2018-03-12 10:30 AM
Hello,
I have a system using the CAN bus with a STM32F303 talking to a motor controller and a STM32F722 silently monitoring the F3 / motor controller communications. It seems to work relatively reliably.
While bringing up the system, I noticed that sometimes the F3 would send a command and then unexpectedly that command would be repeated on the bus a bazillion times about as fast as is possible on the CAN bus. I'd need to reset the F3 to stop the TX repeats. I suspect there's a wiring or terminating resistor issue but am not exactly sure at this point.
Is continued TX retries typical CAN modality when a TX fails? If so, is this configurable in the HAL CAN implementation?
Thanks.
Solved! Go to Solution.
2018-03-12 04:32 PM
I don't think anything would acknowledge that packet since the target device was off line. But it gets stranger and stranger.
So I changed the target ID to address a node that was on the CAN bus to test the theory that the repeats were because the device wasn't there. When I ran that code, the same millions of retries occur... Hmm.
So I repower everything again to see if the whole CAN bus is failed. The same thing happens after repower.
While inspecting the boards, I notice that one of the I2c lines (SDA PC.9) was pulled off by the scope probe. When I reattached that line and went back to debug the repeating TX packets on the CAN bus, I was not able to repeat the problem. (Note that I have been looking at this issue for more than an hour and it was very repeatable.) So, even though I couldn't believe that the repeating packets had anything to do with the I2C SDA line connection, I removed the SDA line and tried to get the repeating packets problem back. Now, no matter what I try, I can't get the problem to repeat itself....
EUREKA! FOUND IT!!!
If the CAN TX and RX lines are shorted across each other on the F3 board prior to the CAN driver chip, somehow the CAN signal created by the short causes this phenomenon... It is very repeatable.
2018-03-12 02:16 PM
I've been able to reproduce the continuous TX error. In certain cases, after the CAN bus has been initialized, the first can TX package gets continuously transmitted for some reason. There's a HAL_CAN_Transmit_IT call and it returns a HAL_OK return value yet the system starts to resend the CAN packet over and over again about every 100-150us. In this current setup the device with the destination ID for the packet is not on the bus. Is this normal CAN bus behavior?
2018-03-12 03:44 PM
Does anything acknowledge the packet?
2018-03-12 04:32 PM
I don't think anything would acknowledge that packet since the target device was off line. But it gets stranger and stranger.
So I changed the target ID to address a node that was on the CAN bus to test the theory that the repeats were because the device wasn't there. When I ran that code, the same millions of retries occur... Hmm.
So I repower everything again to see if the whole CAN bus is failed. The same thing happens after repower.
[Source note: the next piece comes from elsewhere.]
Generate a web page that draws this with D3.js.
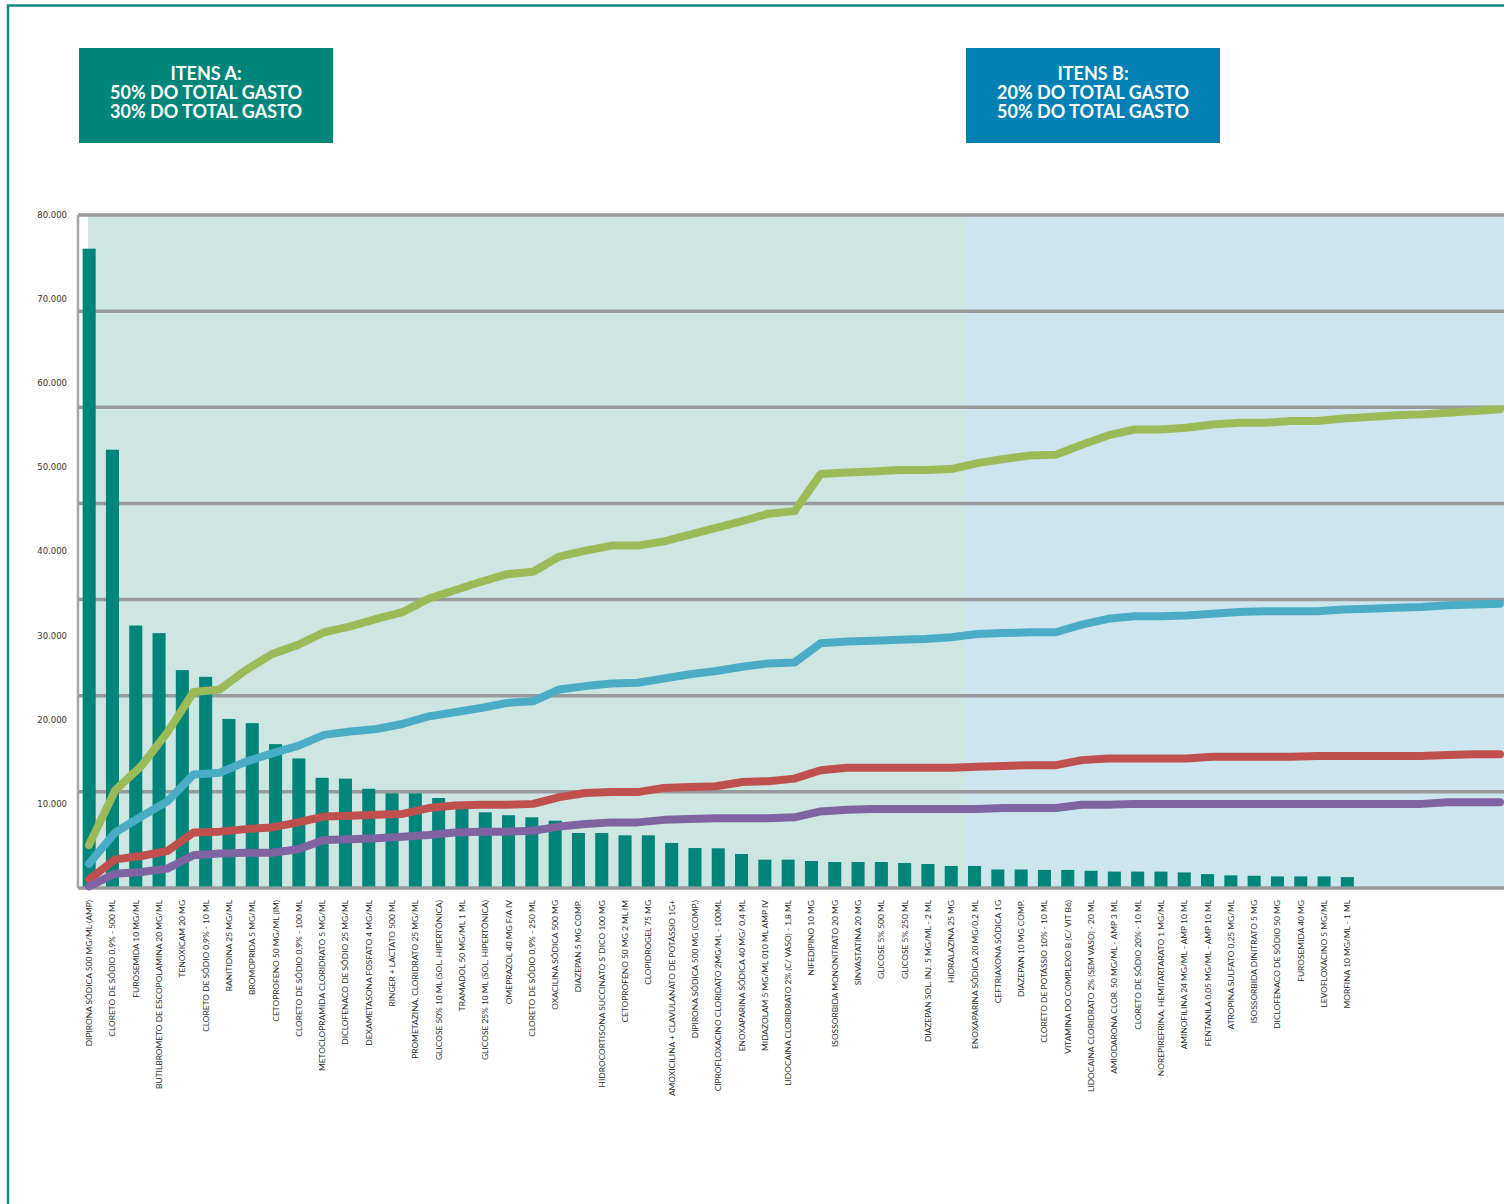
<!DOCTYPE html>
<html>
<head>
<meta charset="utf-8">
<script src="https://cdn.jsdelivr.net/npm/d3@7"></script>
<style>
  body { margin: 0; background: #fff; }
  svg { display: block; }
  .x-label { font-family: Lato, "Open Sans", sans-serif; font-size: 8.4px; fill: #2a2a2a; }
  .y-label { font-family: "DejaVu Sans", sans-serif; font-size: 8.5px; fill: #333; }
  .box-text { font-family: Lato, sans-serif; font-weight: 700; font-size: 18px; fill: #fff; }
</style>
</head>
<body>
<svg id="chart" width="1504" height="1204"></svg>
<script>
// Itens (curva ABC) na ordem do gráfico
var labels = [
  "DIPIRONA SÓDICA 500 MG/ML (AMP)", "CLORETO DE SÓDIO 0,9% - 500 ML", "FUROSEMIDA 10 MG/ML",
  "BUTILBROMETO DE ESCOPOLAMINA 20 MG/ML", "TENOXICAM 20 MG", "CLORETO DE SÓDIO 0,9% - 10 ML",
  "RANITIDINA 25 MG/ML", "BROMOPRIDA 5 MG/ML", "CETOPROFENO 50 MG/ML (IM)",
  "CLORETO DE SÓDIO 0,9% - 100 ML", "METOCLOPRAMIDA CLORIDRATO 5 MG/ML", "DICLOFENACO DE SÓDIO 25 MG/ML",
  "DEXAMETASONA FOSFATO 4 MG/ML", "RINGER + LACTATO 500 ML", "PROMETAZINA, CLORIDRATO 25 MG/ML",
  "GLICOSE 50% 10 ML (SOL. HIPERTÔNICA)", "TRAMADOL 50 MG/ML 1 ML", "GLICOSE 25% 10 ML (SOL. HIPERTÔNICA)",
  "OMEPRAZOL 40 MG F/A IV", "CLORETO DE SÓDIO 0,9% - 250 ML", "OXACILINA SÓDICA 500 MG",
  "DIAZEPAN 5 MG COMP.", "HIDROCORTISONA SUCCINATO S´DICO 100 MG", "CETOPROFENO 50 MG 2 ML IM",
  "CLOPIDROGEL 75 MG", "AMOXICILINA + CLAVULANATO DE POTÁSSIO 1G+", "DIPIRONA SÓDICA 500 MG (COMP.)",
  "CIPROFLOXACINO CLORIDATO 2MG/ML - 100ML", "ENOXAPARINA SÓDICA 40 MG/ 0,4 ML", "MIDAZOLAM 5 MG/ML 010 ML AMP IV",
  "LIDOCAINA CLORIDRATO 2% (C/ VASO) - 1,8 ML", "NIFEDIPINO 10 MG", "ISOSSORBIDA MONONITRATO 20 MG",
  "SINVASTATINA 20 MG", "GLICOSE 5% 500 ML", "GLICOSE 5% 250 ML",
  "DIAZEPAN SOL. INJ. 5 MG/ML - 2 ML", "HIDRALAZINA 25 MG", "ENOXAPARINA SÓDICA 20 MG/0,2 ML",
  "CEFTRIAXONA SÓDICA 1G", "DIAZEPAN 10 MG COMP.", "CLORETO DE POTÁSSIO 10% - 10 ML",
  "VITAMINA DO COMPLEXO B (C/ VIT B6)", "LIDOCAINA CLORIDRATO 2% (SEM VASO) - 20 ML", "AMIODARONA CLOR. 50 MG/ML - AMP 3 ML",
  "CLORETO DE SÓDIO 20% - 10 ML", "NOREPIREFRINA, HEMITARTARATO 1 MG/ML", "AMINOFILINA 24 MG/ML - AMP 10 ML",
  "FENTANILA 0,05 MG/ML - AMP 10 ML", "ATROPINA SULFATO 0,25 MG/ML", "ISOSSORBIDA DINITRATO 5 MG",
  "DICLOFENACO DE SÓDIO 50 MG", "FUROSEMIDA 40 MG", "LEVOFLOXACINO 5 MG/ML", "MORFINA 10 MG/ML - 1 ML"
];

// Barras
var gastos = [
  76000, 52100, 31200, 30300, 25900, 25100, 20100, 19600, 17100, 15400,
  13100, 13000, 11800, 11250, 11250, 10700, 9500, 9000, 8650, 8400,
  8000, 6540, 6540, 6260, 6260, 5350, 4750, 4720, 4040, 3370,
  3370, 3210, 3090, 3090, 3090, 2970, 2850, 2620, 2620, 2200,
  2200, 2150, 2150, 2050, 1950, 1950, 1950, 1850, 1650, 1500,
  1450, 1380, 1380, 1380, 1300
];

// Linhas acumuladas
var curvaVerde = [
  5100, 11600, 14500, 18500, 23300, 23600, 25900, 27800, 28900, 30400,
  31100, 32000, 32800, 34400, 35400, 36400, 37300, 37600, 39400, 40100,
  40700, 40700, 41200, 42000, 42800, 43600, 44500, 44800, 49200, 49400,
  49500, 49700, 49700, 49800, 50500, 51000, 51400, 51500, 52700, 53800,
  54500, 54500, 54700, 55100, 55300, 55300, 55500, 55500, 55800, 56000,
  56200, 56300, 56500, 56700, 56900
];
var curvaAzul = [
  2900, 6600, 8500, 10300, 13500, 13700, 15000, 16000, 16900, 18200,
  18600, 18900, 19500, 20400, 20900, 21400, 22000, 22200, 23600, 24000,
  24300, 24400, 24900, 25400, 25800, 26300, 26700, 26800, 29100, 29300,
  29400, 29500, 29600, 29800, 30200, 30300, 30400, 30400, 31300, 32000,
  32300, 32300, 32400, 32600, 32800, 32900, 32900, 32900, 33100, 33200,
  33300, 33400, 33600, 33700, 33800
];
var curvaVermelha = [
  1000, 3400, 3800, 4400, 6600, 6700, 7000, 7200, 7800, 8500,
  8600, 8700, 8800, 9500, 9800, 9900, 9900, 10000, 10800, 11300,
  11400, 11400, 11900, 12000, 12100, 12600, 12700, 13000, 14000, 14300,
  14300, 14300, 14300, 14300, 14400, 14500, 14600, 14600, 15200, 15400,
  15400, 15400, 15400, 15600, 15600, 15600, 15600, 15700, 15700, 15700,
  15700, 15700, 15800, 15900, 15900
];
var curvaRoxa = [
  200, 1700, 1900, 2300, 3900, 4100, 4200, 4200, 4600, 5700,
  5800, 5900, 6100, 6300, 6600, 6700, 6700, 6800, 7300, 7600,
  7800, 7800, 8100, 8200, 8300, 8300, 8300, 8400, 9100, 9300,
  9400, 9400, 9400, 9400, 9400, 9500, 9500, 9500, 9900, 9900,
  10000, 10000, 10000, 10000, 10000, 10000, 10000, 10000, 10000, 10000,
  10000, 10000, 10200, 10200, 10200
];

var yTicks = [10000, 20000, 30000, 40000, 50000, 60000, 70000, 80000];

var svg = d3.select("#chart");
var width = 1504;

// Moldura
svg.append("path")
  .attr("d", "M8,1204 L8,5.5 L1504,5.5")
  .attr("fill", "none")
  .attr("stroke", "#138a7d")
  .attr("stroke-width", 2.5);

// Caixas de título
var boxes = [
  { x: 79, fill: "#00857a", lines: ["ITENS A:", "50% DO TOTAL GASTO", "30% DO TOTAL GASTO"] },
  { x: 966, fill: "#0080b3", lines: ["ITENS B:", "20% DO TOTAL GASTO", "50% DO TOTAL GASTO"] }
];
var box = svg.selectAll(".box").data(boxes).enter().append("g").attr("class", "box");
box.append("rect")
  .attr("x", function(d) { return d.x; })
  .attr("y", 48)
  .attr("width", 254)
  .attr("height", 95)
  .attr("fill", function(d) { return d.fill; });
box.each(function(d) {
  d3.select(this).selectAll("text")
    .data(d.lines)
    .enter().append("text")
    .attr("class", "box-text")
    .attr("text-anchor", "middle")
    .attr("x", d.x + 127)
    .attr("y", function(t, i) { return 80 + i * 19; })
    .text(function(t) { return t; });
});

// Escalas
var plotTop = 215, plotBottom = 888, plotLeft = 78;
var y = d3.scaleLinear().domain([0, 80000]).range([plotBottom, plotTop]);
var x = d3.scaleBand().domain(labels)
  .range([77.5, 77.5 + labels.length * 23.3])
  .paddingInner(0.44).paddingOuter(0.22);
var xLine = d3.scalePoint().domain(d3.range(curvaVerde.length)).range([89, 1500]);

// Fundo das zonas A e B
svg.append("rect").attr("x", 88).attr("y", plotTop).attr("width", 965 - 88)
  .attr("height", plotBottom - plotTop).attr("fill", "#cee6e2");
svg.append("rect").attr("x", 965).attr("y", plotTop).attr("width", width - 965)
  .attr("height", plotBottom - plotTop).attr("fill", "#cde5ef");

// Linhas de grade (7 divisões, como no original)
var gridValues = d3.range(8).map(function(j) { return 80000 * j / 7; });
svg.selectAll(".grid").data(gridValues).enter().append("line")
  .attr("class", "grid")
  .attr("x1", plotLeft).attr("x2", width)
  .attr("y1", function(d) { return y(d); })
  .attr("y2", function(d) { return y(d); })
  .attr("stroke", "#999a9c")
  .attr("stroke-width", 3.5);

svg.append("line")
  .attr("x1", plotLeft).attr("x2", plotLeft)
  .attr("y1", plotTop).attr("y2", plotBottom)
  .attr("stroke", "#a6a6a6")
  .attr("stroke-width", 2.5);

// Rótulos do eixo Y
var fmt = d3.formatLocale({ decimal: ",", thousands: ".", grouping: [3] }).format(",");
svg.selectAll(".y-label").data(yTicks).enter().append("text")
  .attr("class", "y-label")
  .attr("text-anchor", "end")
  .attr("x", 67)
  .attr("y", function(d) { return y(d); })
  .attr("dy", "0.35em")
  .text(function(d) { return fmt(d); });

// Barras
svg.selectAll(".bar").data(gastos).enter().append("rect")
  .attr("class", "bar")
  .attr("x", function(d, i) { return x(labels[i]); })
  .attr("width", x.bandwidth())
  .attr("y", function(d) { return y(d); })
  .attr("height", function(d) { return plotBottom - 1.5 - y(d); })
  .attr("fill", "#00857a");

// Linhas
var series = [
  { values: curvaVerde, color: "#9bbb59" },
  { values: curvaAzul, color: "#4bacc6" },
  { values: curvaVermelha, color: "#c0504d" },
  { values: curvaRoxa, color: "#8064a2" }
];
var line = d3.line()
  .x(function(d, i) { return xLine(i); })
  .y(function(d) { return y(d); });
svg.selectAll(".serie").data(series).enter().append("path")
  .attr("class", "serie")
  .attr("d", function(d) { return line(d.values); })
  .attr("fill", "none")
  .attr("stroke", function(d) { return d.color; })
  .attr("stroke-width", 8)
  .attr("stroke-linejoin", "round")
  .attr("stroke-linecap", "round");

// Rótulos do eixo X
var xAxis = svg.append("g")
  .attr("transform", "translate(0," + (plotBottom + 12) + ")")
  .call(d3.axisBottom(x).tickSize(0).tickPadding(0));
xAxis.select(".domain").remove();
xAxis.selectAll("text")
  .attr("class", "x-label")
  .attr("fill", null)
  .attr("text-anchor", "end")
  .attr("transform", "rotate(-90)")
  .attr("x", 0)
  .attr("y", 0)
  .attr("dy", "0.35em");
xAxis.attr("font-size", null).attr("font-family", null);
</script>
</body>
</html>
While inspecting the boards, I notice that one of the I2c lines (SDA PC.9) was pulled off by the scope probe. When I reattached that line and went back to debug the repeating TX packets on the CAN bus, I was not able to repeat the problem. (Note that I have been looking at this issue for more than an hour and it was very repeatable.) So, even though I couldn't believe that the repeating packets had anything to do with the I2C SDA line connection, I removed the SDA line and tried to get the repeating packets problem back. Now, no matter what I try, I can't get the problem to repeat itself....
EUREKA! FOUND IT!!!
If the CAN TX and RX lines are shorted across each other on the F3 board prior to the CAN driver chip, somehow the CAN signal created by the short causes this phenomenon... It is very repeatable.
2018-03-12 11:12 PM
A frame is repeated, if an error is detected in the End-Of-Frame field of the CAN message.
Not sure how your SDA line introduced an error here.
And normally, the transceiver should go into error-passive mode, eventually (i.e. 256 errors).